While computer and Internet access continue to spread across the globe, arguably one of the biggest benefits would be unlocking all of the currently disabled science in locales where the infrastructure doesn't exist. In the same way that small villages in India and Africa leapfrogged telephone lines and jumped straight into mobile, this could be a way to broaden the pool of questions being asked.
One of the factors of the success of AWS was that Amazon had already built up a surplus of computing power, and all it had to do was put an interface on top of what existed so that a user could easily use it. Creating virtualized experimentation like this would require significant economies of scale before any typical scientist would remotely consider using it, based on price alone. It's not that AWS drastically reduced the cost of computational power (it still is marginally cheaper than buying and setting up your own box), it's that the offerings were tiered enough so that you had the right amount of power at just the right price.
While the bar for cost is somewhat high with the surplus of overqualified talent, this could actually turn into a benefit as the underemployed postdocs could suddenly spend their time more efficiently. Robots won't replace the humans here, but instead could create a massive opportunity to do more. I think we'd see a spectacular spike in the amount of new science unleashed. See today's software development stack and the tidal wave of new jobs and innovation that came as a result.
Realistically, I believe that cost is the main explanation for why something like this hasn't already succeeded.
This to me seems like a pain, as most scientists see quality assurance as something of an afterthought, only after you've received the data and analyzed it. Even bigger of a problem would be receiving a false negative and attempting to understand where the protocol went wrong. Of course, this could just be solved by repeating the experiment in the lab yourself (god forbid), but the current solution of just having good documentation might not help. The one universal constant in science is that experiments never go according to plan, and abstracting the scientific method may result in loss of clarity of the data.
Not all of the initial services will be readily accessible. This is more important in terms of the business strategy, but I think the preferred way to scale would be to identify high margin processes to start with, and identify vendors to take care of the rest.
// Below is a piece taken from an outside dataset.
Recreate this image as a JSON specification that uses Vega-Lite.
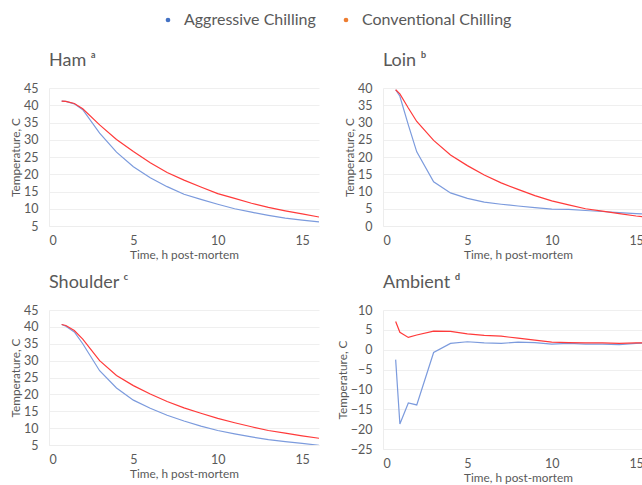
{
  "$schema": "https://vega.github.io/schema/vega-lite/v6.json",
  "padding": {"left": 10, "top": 12, "right": 0, "bottom": 0},
  "datasets": {
    "temps": [
      {"p":"Ham","s":"Aggressive Chilling","t":0.75,"v":41.2},{"p":"Ham","s":"Aggressive Chilling","t":1,"v":41.1},{"p":"Ham","s":"Aggressive Chilling","t":1.5,"v":40.4},{"p":"Ham","s":"Aggressive Chilling","t":2,"v":38.7},{"p":"Ham","s":"Aggressive Chilling","t":3,"v":31.9},{"p":"Ham","s":"Aggressive Chilling","t":4,"v":26.4},{"p":"Ham","s":"Aggressive Chilling","t":5,"v":22.2},{"p":"Ham","s":"Aggressive Chilling","t":6,"v":19.0},{"p":"Ham","s":"Aggressive Chilling","t":7,"v":16.4},{"p":"Ham","s":"Aggressive Chilling","t":8,"v":14.2},{"p":"Ham","s":"Aggressive Chilling","t":9,"v":12.7},{"p":"Ham","s":"Aggressive Chilling","t":10,"v":11.3},{"p":"Ham","s":"Aggressive Chilling","t":11,"v":10.0},{"p":"Ham","s":"Aggressive Chilling","t":12,"v":9.0},{"p":"Ham","s":"Aggressive Chilling","t":13,"v":8.1},{"p":"Ham","s":"Aggressive Chilling","t":14,"v":7.3},{"p":"Ham","s":"Aggressive Chilling","t":15,"v":6.7},{"p":"Ham","s":"Aggressive Chilling","t":16,"v":6.2},
      {"p":"Ham","s":"Conventional Chilling","t":0.75,"v":41.2},{"p":"Ham","s":"Conventional Chilling","t":1,"v":41.1},{"p":"Ham","s":"Conventional Chilling","t":1.5,"v":40.5},{"p":"Ham","s":"Conventional Chilling","t":2,"v":39.0},{"p":"Ham","s":"Conventional Chilling","t":3,"v":34.3},{"p":"Ham","s":"Conventional Chilling","t":4,"v":30.1},{"p":"Ham","s":"Conventional Chilling","t":5,"v":26.6},{"p":"Ham","s":"Conventional Chilling","t":6,"v":23.3},{"p":"Ham","s":"Conventional Chilling","t":7,"v":20.5},{"p":"Ham","s":"Conventional Chilling","t":8,"v":18.3},{"p":"Ham","s":"Conventional Chilling","t":9,"v":16.3},{"p":"Ham","s":"Conventional Chilling","t":10,"v":14.4},{"p":"Ham","s":"Conventional Chilling","t":11,"v":13.0},{"p":"Ham","s":"Conventional Chilling","t":12,"v":11.6},{"p":"Ham","s":"Conventional Chilling","t":13,"v":10.4},{"p":"Ham","s":"Conventional Chilling","t":14,"v":9.4},{"p":"Ham","s":"Conventional Chilling","t":15,"v":8.5},{"p":"Ham","s":"Conventional Chilling","t":16,"v":7.6},
      {"p":"Loin","s":"Aggressive Chilling","t":0.75,"v":39.5},{"p":"Loin","s":"Aggressive Chilling","t":1,"v":37.6},{"p":"Loin","s":"Aggressive Chilling","t":1.5,"v":29.3},{"p":"Loin","s":"Aggressive Chilling","t":2,"v":21.5},{"p":"Loin","s":"Aggressive Chilling","t":3,"v":12.8},{"p":"Loin","s":"Aggressive Chilling","t":4,"v":9.6},{"p":"Loin","s":"Aggressive Chilling","t":5,"v":8.0},{"p":"Loin","s":"Aggressive Chilling","t":6,"v":6.9},{"p":"Loin","s":"Aggressive Chilling","t":7,"v":6.3},{"p":"Loin","s":"Aggressive Chilling","t":8,"v":5.8},{"p":"Loin","s":"Aggressive Chilling","t":9,"v":5.3},{"p":"Loin","s":"Aggressive Chilling","t":10,"v":4.9},{"p":"Loin","s":"Aggressive Chilling","t":11,"v":4.8},{"p":"Loin","s":"Aggressive Chilling","t":12,"v":4.5},{"p":"Loin","s":"Aggressive Chilling","t":13,"v":4.2},{"p":"Loin","s":"Aggressive Chilling","t":14,"v":3.9},{"p":"Loin","s":"Aggressive Chilling","t":15,"v":3.6},{"p":"Loin","s":"Aggressive Chilling","t":16,"v":3.3},
      {"p":"Loin","s":"Conventional Chilling","t":0.75,"v":39.5},{"p":"Loin","s":"Conventional Chilling","t":1,"v":38.3},{"p":"Loin","s":"Conventional Chilling","t":1.5,"v":34.2},{"p":"Loin","s":"Conventional Chilling","t":2,"v":30.3},{"p":"Loin","s":"Conventional Chilling","t":3,"v":24.8},{"p":"Loin","s":"Conventional Chilling","t":4,"v":20.6},{"p":"Loin","s":"Conventional Chilling","t":5,"v":17.5},{"p":"Loin","s":"Conventional Chilling","t":6,"v":14.8},{"p":"Loin","s":"Conventional Chilling","t":7,"v":12.5},{"p":"Loin","s":"Conventional Chilling","t":8,"v":10.6},{"p":"Loin","s":"Conventional Chilling","t":9,"v":8.8},{"p":"Loin","s":"Conventional Chilling","t":10,"v":7.3},{"p":"Loin","s":"Conventional Chilling","t":11,"v":6.1},{"p":"Loin","s":"Conventional Chilling","t":12,"v":5.0},{"p":"Loin","s":"Conventional Chilling","t":13,"v":4.3},{"p":"Loin","s":"Conventional Chilling","t":14,"v":3.6},{"p":"Loin","s":"Conventional Chilling","t":15,"v":2.9},{"p":"Loin","s":"Conventional Chilling","t":16,"v":2.4},
      {"p":"Shoulder","s":"Aggressive Chilling","t":0.75,"v":40.7},{"p":"Shoulder","s":"Aggressive Chilling","t":1,"v":40.2},{"p":"Shoulder","s":"Aggressive Chilling","t":1.5,"v":38.5},{"p":"Shoulder","s":"Aggressive Chilling","t":2,"v":35.0},{"p":"Shoulder","s":"Aggressive Chilling","t":3,"v":27.0},{"p":"Shoulder","s":"Aggressive Chilling","t":4,"v":21.9},{"p":"Shoulder","s":"Aggressive Chilling","t":5,"v":18.3},{"p":"Shoulder","s":"Aggressive Chilling","t":6,"v":15.9},{"p":"Shoulder","s":"Aggressive Chilling","t":7,"v":13.8},{"p":"Shoulder","s":"Aggressive Chilling","t":8,"v":12.1},{"p":"Shoulder","s":"Aggressive Chilling","t":9,"v":10.6},{"p":"Shoulder","s":"Aggressive Chilling","t":10,"v":9.3},{"p":"Shoulder","s":"Aggressive Chilling","t":11,"v":8.3},{"p":"Shoulder","s":"Aggressive Chilling","t":12,"v":7.4},{"p":"Shoulder","s":"Aggressive Chilling","t":13,"v":6.6},{"p":"Shoulder","s":"Aggressive Chilling","t":14,"v":6.0},{"p":"Shoulder","s":"Aggressive Chilling","t":15,"v":5.5},{"p":"Shoulder","s":"Aggressive Chilling","t":16,"v":4.9},
      {"p":"Shoulder","s":"Conventional Chilling","t":0.75,"v":40.7},{"p":"Shoulder","s":"Conventional Chilling","t":1,"v":40.4},{"p":"Shoulder","s":"Conventional Chilling","t":1.5,"v":38.9},{"p":"Shoulder","s":"Conventional Chilling","t":2,"v":36.4},{"p":"Shoulder","s":"Conventional Chilling","t":3,"v":30.0},{"p":"Shoulder","s":"Conventional Chilling","t":4,"v":25.6},{"p":"Shoulder","s":"Conventional Chilling","t":5,"v":22.6},{"p":"Shoulder","s":"Conventional Chilling","t":6,"v":20.1},{"p":"Shoulder","s":"Conventional Chilling","t":7,"v":17.9},{"p":"Shoulder","s":"Conventional Chilling","t":8,"v":16.0},{"p":"Shoulder","s":"Conventional Chilling","t":9,"v":14.4},{"p":"Shoulder","s":"Conventional Chilling","t":10,"v":12.9},{"p":"Shoulder","s":"Conventional Chilling","t":11,"v":11.6},{"p":"Shoulder","s":"Conventional Chilling","t":12,"v":10.4},{"p":"Shoulder","s":"Conventional Chilling","t":13,"v":9.3},{"p":"Shoulder","s":"Conventional Chilling","t":14,"v":8.5},{"p":"Shoulder","s":"Conventional Chilling","t":15,"v":7.7},{"p":"Shoulder","s":"Conventional Chilling","t":16,"v":7.0},
      {"p":"Ambient","s":"Aggressive Chilling","t":0.75,"v":-2.5},{"p":"Ambient","s":"Aggressive Chilling","t":1,"v":-18.7},{"p":"Ambient","s":"Aggressive Chilling","t":1.5,"v":-13.4},{"p":"Ambient","s":"Aggressive Chilling","t":2,"v":-13.9},{"p":"Ambient","s":"Aggressive Chilling","t":3,"v":-0.7},{"p":"Ambient","s":"Aggressive Chilling","t":4,"v":1.6},{"p":"Ambient","s":"Aggressive Chilling","t":5,"v":2.0},{"p":"Ambient","s":"Aggressive Chilling","t":6,"v":1.7},{"p":"Ambient","s":"Aggressive Chilling","t":7,"v":1.6},{"p":"Ambient","s":"Aggressive Chilling","t":8,"v":1.9},{"p":"Ambient","s":"Aggressive Chilling","t":9,"v":1.8},{"p":"Ambient","s":"Aggressive Chilling","t":10,"v":1.4},{"p":"Ambient","s":"Aggressive Chilling","t":11,"v":1.6},{"p":"Ambient","s":"Aggressive Chilling","t":12,"v":1.4},{"p":"Ambient","s":"Aggressive Chilling","t":13,"v":1.4},{"p":"Ambient","s":"Aggressive Chilling","t":14,"v":1.3},{"p":"Ambient","s":"Aggressive Chilling","t":15,"v":1.6},{"p":"Ambient","s":"Aggressive Chilling","t":16,"v":1.7},
      {"p":"Ambient","s":"Conventional Chilling","t":0.75,"v":7.1},{"p":"Ambient","s":"Conventional Chilling","t":1,"v":4.4},{"p":"Ambient","s":"Conventional Chilling","t":1.5,"v":3.1},{"p":"Ambient","s":"Conventional Chilling","t":2,"v":3.7},{"p":"Ambient","s":"Conventional Chilling","t":3,"v":4.7},{"p":"Ambient","s":"Conventional Chilling","t":4,"v":4.6},{"p":"Ambient","s":"Conventional Chilling","t":5,"v":4.0},{"p":"Ambient","s":"Conventional Chilling","t":6,"v":3.6},{"p":"Ambient","s":"Conventional Chilling","t":7,"v":3.4},{"p":"Ambient","s":"Conventional Chilling","t":8,"v":2.9},{"p":"Ambient","s":"Conventional Chilling","t":9,"v":2.4},{"p":"Ambient","s":"Conventional Chilling","t":10,"v":1.9},{"p":"Ambient","s":"Conventional Chilling","t":11,"v":1.8},{"p":"Ambient","s":"Conventional Chilling","t":12,"v":1.7},{"p":"Ambient","s":"Conventional Chilling","t":13,"v":1.7},{"p":"Ambient","s":"Conventional Chilling","t":14,"v":1.6},{"p":"Ambient","s":"Conventional Chilling","t":15,"v":1.7},{"p":"Ambient","s":"Conventional Chilling","t":16,"v":1.8}
    ]
  },
  "data": {"name": "temps"},
  "columns": 2,
  "spacing": {"row": 12, "column": 18},
  "concat": [
    {
      "title": {"text": "Ham ᵃ"},
      "width": 270, "height": 138,
      "transform": [{"filter": "datum.p == 'Ham'"}],
      "mark": {"type": "line", "strokeWidth": 1.2, "clip": true},
      "encoding": {
        "x": {"field": "t", "type": "quantitative", "scale": {"domain": [0, 16], "nice": false}, "axis": {"values": [0, 5, 10, 15], "title": "Time, h post-mortem"}},
        "y": {"field": "v", "type": "quantitative", "scale": {"domain": [5, 45], "nice": false, "zero": false}, "axis": {"values": [5, 10, 15, 20, 25, 30, 35, 40, 45], "title": "Temperature, C"}},
        "color": {"field": "s", "type": "nominal", "scale": {"domain": ["Aggressive Chilling", "Conventional Chilling"], "range": ["#7C9BDD", "#FF3A3A"]},
          "legend": {"title": null, "orient": "none", "legendX": 111, "legendY": -76, "direction": "horizontal", "symbolType": "circle", "symbolSize": 22, "columnPadding": 22, "labelOffset": 8,
            "encode": {"symbols": {"update": {"fill": {"signal": "datum.value == 'Aggressive Chilling' ? '#4472C4' : '#ED7D31'"}, "strokeWidth": {"value": 0}}}}}}
      }
    },
    {
      "title": {"text": "Loin ᵇ"},
      "width": 270, "height": 138,
      "transform": [{"filter": "datum.p == 'Loin'"}],
      "mark": {"type": "line", "strokeWidth": 1.2, "clip": true},
      "encoding": {
        "x": {"field": "t", "type": "quantitative", "scale": {"domain": [0, 16], "nice": false}, "axis": {"values": [0, 5, 10, 15], "title": "Time, h post-mortem"}},
        "y": {"field": "v", "type": "quantitative", "scale": {"domain": [0, 40], "nice": false}, "axis": {"values": [0, 5, 10, 15, 20, 25, 30, 35, 40], "title": "Temperature, C"}},
        "color": {"field": "s", "type": "nominal"}
      }
    },
    {
      "title": {"text": "Shoulder ᶜ"},
      "width": 270, "height": 135,
      "transform": [{"filter": "datum.p == 'Shoulder'"}],
      "mark": {"type": "line", "strokeWidth": 1.2, "clip": true},
      "encoding": {
        "x": {"field": "t", "type": "quantitative", "scale": {"domain": [0, 16], "nice": false}, "axis": {"values": [0, 5, 10, 15], "title": "Time, h post-mortem"}},
        "y": {"field": "v", "type": "quantitative", "scale": {"domain": [5, 45], "nice": false, "zero": false}, "axis": {"values": [5, 10, 15, 20, 25, 30, 35, 40, 45], "title": "Temperature, C"}},
        "color": {"field": "s", "type": "nominal"}
      }
    },
    {
      "title": {"text": "Ambient ᵈ"},
      "width": 270, "height": 139,
      "transform": [{"filter": "datum.p == 'Ambient'"}],
      "mark": {"type": "line", "strokeWidth": 1.2, "clip": true},
      "encoding": {
        "x": {"field": "t", "type": "quantitative", "scale": {"domain": [0, 16], "nice": false}, "axis": {"values": [0, 5, 10, 15], "title": "Time, h post-mortem"}},
        "y": {"field": "v", "type": "quantitative", "scale": {"domain": [-25, 10], "nice": false}, "axis": {"values": [-25, -20, -15, -10, -5, 0, 5, 10], "title": "Temperature, C"}},
        "color": {"field": "s", "type": "nominal"}
      }
    }
  ],
  "resolve": {"scale": {"color": "shared", "x": "independent", "y": "independent"}},
  "config": {
    "font": "Lato",
    "view": {"stroke": null},
    "axis": {"labelFont": "Lato", "labelFontSize": 12.5, "labelColor": "#595959", "titleFont": "Lato", "titleFontSize": 11.8, "titleFontWeight": "normal", "titleColor": "#595959", "ticks": false, "tickSize": 0, "domainColor": "#EDEDED", "gridColor": "#EFEFEF"},
    "axisX": {"grid": false, "labelPadding": 8, "titlePadding": 3},
    "axisY": {"grid": true, "labelPadding": 11, "titlePadding": 2},
    "title": {"font": "Lato", "fontSize": 18, "fontWeight": "normal", "color": "#595959", "anchor": "start", "frame": "group", "offset": 12},
    "legend": {"labelFont": "Lato", "labelFontSize": 16, "labelColor": "#595959"}
  }
}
In other words, I don't think you could beat IDT at DNA preparation of submitted sequences, but maybe you could build a better platform for directed evolution high throughput screening.
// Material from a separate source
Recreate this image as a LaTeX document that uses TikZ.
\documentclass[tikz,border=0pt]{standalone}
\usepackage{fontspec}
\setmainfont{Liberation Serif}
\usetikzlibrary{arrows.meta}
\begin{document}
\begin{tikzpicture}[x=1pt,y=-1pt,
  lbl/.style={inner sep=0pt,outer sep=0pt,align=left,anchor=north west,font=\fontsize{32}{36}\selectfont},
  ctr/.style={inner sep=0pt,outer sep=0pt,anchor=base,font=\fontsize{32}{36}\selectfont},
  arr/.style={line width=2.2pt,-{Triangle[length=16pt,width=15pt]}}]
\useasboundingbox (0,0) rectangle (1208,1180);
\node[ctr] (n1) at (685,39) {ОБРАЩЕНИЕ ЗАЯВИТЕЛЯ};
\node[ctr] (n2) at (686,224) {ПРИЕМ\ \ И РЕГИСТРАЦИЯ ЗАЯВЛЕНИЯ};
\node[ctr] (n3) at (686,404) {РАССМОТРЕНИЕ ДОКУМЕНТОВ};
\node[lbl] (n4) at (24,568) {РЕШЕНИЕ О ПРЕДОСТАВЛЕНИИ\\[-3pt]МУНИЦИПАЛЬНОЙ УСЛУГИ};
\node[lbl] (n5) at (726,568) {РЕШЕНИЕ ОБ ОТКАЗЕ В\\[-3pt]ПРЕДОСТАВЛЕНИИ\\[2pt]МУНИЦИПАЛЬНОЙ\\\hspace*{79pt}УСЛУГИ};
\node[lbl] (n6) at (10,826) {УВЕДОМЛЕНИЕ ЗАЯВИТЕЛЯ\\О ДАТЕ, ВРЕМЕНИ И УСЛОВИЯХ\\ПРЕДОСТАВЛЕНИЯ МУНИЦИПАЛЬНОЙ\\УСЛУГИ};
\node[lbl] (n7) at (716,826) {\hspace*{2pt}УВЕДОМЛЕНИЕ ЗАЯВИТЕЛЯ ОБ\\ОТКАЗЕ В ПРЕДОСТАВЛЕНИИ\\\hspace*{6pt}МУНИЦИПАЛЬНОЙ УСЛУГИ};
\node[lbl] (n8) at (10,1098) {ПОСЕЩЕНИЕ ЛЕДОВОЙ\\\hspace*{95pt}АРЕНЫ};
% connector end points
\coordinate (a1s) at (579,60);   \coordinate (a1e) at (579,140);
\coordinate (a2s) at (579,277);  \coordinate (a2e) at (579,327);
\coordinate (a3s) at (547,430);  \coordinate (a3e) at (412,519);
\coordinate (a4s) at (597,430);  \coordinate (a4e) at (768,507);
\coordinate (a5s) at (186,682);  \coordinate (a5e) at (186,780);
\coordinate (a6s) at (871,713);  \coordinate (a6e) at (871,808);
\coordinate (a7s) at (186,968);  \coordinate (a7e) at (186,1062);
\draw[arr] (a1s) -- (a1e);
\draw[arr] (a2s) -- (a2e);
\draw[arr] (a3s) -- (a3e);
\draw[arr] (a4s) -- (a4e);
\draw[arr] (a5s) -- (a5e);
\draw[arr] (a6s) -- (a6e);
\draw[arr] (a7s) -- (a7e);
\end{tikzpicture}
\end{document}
Not a long term challenge, but something that could either greatly hinder adoption or speed it up.
Similar to how for web hosting there are managed warehouses to rent-this-space-in-our-datacenter, hosting options today are still pretty varied. AWS hasn't killed managed hosting solutions, and there would likely still be a need for managed experimentation environments. Something like Science Exchange would be the equivalent of a private cloud service, and so building and scaling a front-of-office sales team is a non-trivial task.
This is still really rough, and there's likely a lot I'm glossing over and forgetting, but here's one cool tidbit about the potential use of this kind of platform. Getting this system to work in space would likely require a lot of the same technology to get this to work in the first place. Example - doing any sort of protein X-ray analysis (to examine protein folding in microgravity which is scientifically interesting) in space is a pain because you're taking already purified protein in solution, putting it in a rocket, growing the crystal in space, etc. This takes forever because of scheduling hassles. Instead, if you had a system for doing remote expression, purification, and analysis, all in space, then you could reduce the payload to raw materials and it's just a matter of working in software.